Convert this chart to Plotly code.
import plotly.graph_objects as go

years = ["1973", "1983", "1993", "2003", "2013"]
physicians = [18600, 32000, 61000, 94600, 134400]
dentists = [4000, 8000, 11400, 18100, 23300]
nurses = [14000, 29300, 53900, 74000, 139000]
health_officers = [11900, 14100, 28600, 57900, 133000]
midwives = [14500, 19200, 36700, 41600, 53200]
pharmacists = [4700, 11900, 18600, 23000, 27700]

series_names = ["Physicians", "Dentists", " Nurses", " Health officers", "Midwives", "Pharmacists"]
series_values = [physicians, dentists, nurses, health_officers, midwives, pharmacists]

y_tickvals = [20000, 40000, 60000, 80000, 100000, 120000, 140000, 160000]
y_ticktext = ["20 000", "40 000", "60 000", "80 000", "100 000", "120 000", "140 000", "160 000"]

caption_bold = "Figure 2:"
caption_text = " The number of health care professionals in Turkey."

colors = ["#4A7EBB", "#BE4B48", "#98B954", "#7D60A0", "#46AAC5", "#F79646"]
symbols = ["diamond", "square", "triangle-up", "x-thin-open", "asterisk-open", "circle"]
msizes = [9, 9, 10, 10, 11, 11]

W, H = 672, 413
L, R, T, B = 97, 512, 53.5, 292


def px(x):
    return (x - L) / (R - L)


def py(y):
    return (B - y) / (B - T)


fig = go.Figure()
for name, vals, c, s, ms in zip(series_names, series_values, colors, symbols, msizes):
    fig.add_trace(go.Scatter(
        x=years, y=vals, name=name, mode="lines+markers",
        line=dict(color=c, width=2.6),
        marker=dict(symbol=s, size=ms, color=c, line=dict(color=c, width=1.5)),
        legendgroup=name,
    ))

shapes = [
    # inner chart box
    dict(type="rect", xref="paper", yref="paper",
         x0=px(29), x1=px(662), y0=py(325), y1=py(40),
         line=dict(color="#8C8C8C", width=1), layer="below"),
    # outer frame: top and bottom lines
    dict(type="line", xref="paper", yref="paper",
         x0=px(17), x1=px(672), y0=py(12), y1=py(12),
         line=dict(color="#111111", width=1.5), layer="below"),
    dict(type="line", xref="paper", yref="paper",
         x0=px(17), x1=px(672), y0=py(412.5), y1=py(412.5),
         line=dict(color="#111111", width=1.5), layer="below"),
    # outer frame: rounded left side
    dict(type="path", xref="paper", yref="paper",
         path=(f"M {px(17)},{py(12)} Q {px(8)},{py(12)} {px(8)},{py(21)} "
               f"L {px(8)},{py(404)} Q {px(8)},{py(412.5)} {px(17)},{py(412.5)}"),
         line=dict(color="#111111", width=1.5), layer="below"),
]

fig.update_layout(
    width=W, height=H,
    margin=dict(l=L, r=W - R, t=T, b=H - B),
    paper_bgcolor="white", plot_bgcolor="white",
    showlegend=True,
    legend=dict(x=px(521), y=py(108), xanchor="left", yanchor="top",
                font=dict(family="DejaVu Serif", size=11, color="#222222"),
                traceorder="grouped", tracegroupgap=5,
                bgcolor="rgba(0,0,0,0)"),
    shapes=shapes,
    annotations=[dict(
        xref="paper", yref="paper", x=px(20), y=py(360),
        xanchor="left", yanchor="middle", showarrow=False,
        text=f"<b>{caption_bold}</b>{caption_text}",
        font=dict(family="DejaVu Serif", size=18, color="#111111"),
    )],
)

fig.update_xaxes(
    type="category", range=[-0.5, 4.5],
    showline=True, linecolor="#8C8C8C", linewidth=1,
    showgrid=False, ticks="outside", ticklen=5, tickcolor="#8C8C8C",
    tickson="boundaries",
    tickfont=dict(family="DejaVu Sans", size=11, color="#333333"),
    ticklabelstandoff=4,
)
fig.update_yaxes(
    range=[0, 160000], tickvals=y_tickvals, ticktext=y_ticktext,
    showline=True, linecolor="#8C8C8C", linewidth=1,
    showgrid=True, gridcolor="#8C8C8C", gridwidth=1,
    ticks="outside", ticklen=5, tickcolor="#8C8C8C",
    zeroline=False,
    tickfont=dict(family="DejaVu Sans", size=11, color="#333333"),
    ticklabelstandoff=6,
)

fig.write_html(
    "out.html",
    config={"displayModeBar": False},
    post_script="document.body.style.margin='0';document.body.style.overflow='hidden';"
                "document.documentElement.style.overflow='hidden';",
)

* * *

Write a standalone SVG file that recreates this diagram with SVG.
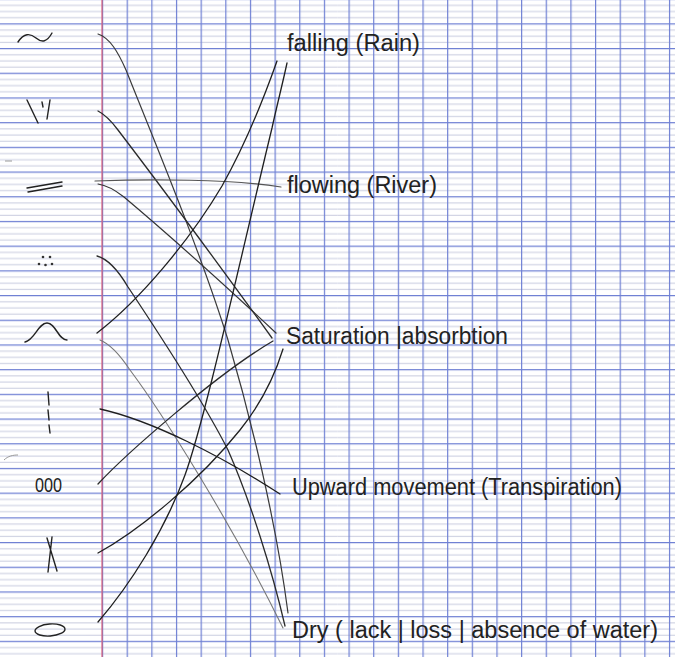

#### Requirements:
Extract and reproduce exactly the lines opening with the line containing "Convert this chart to Plotly code." and closing with the line containing "import plotly.graph_objects as go", inclusive.

#### Worked answer:
Convert this chart to Plotly code.
import plotly.graph_objects as go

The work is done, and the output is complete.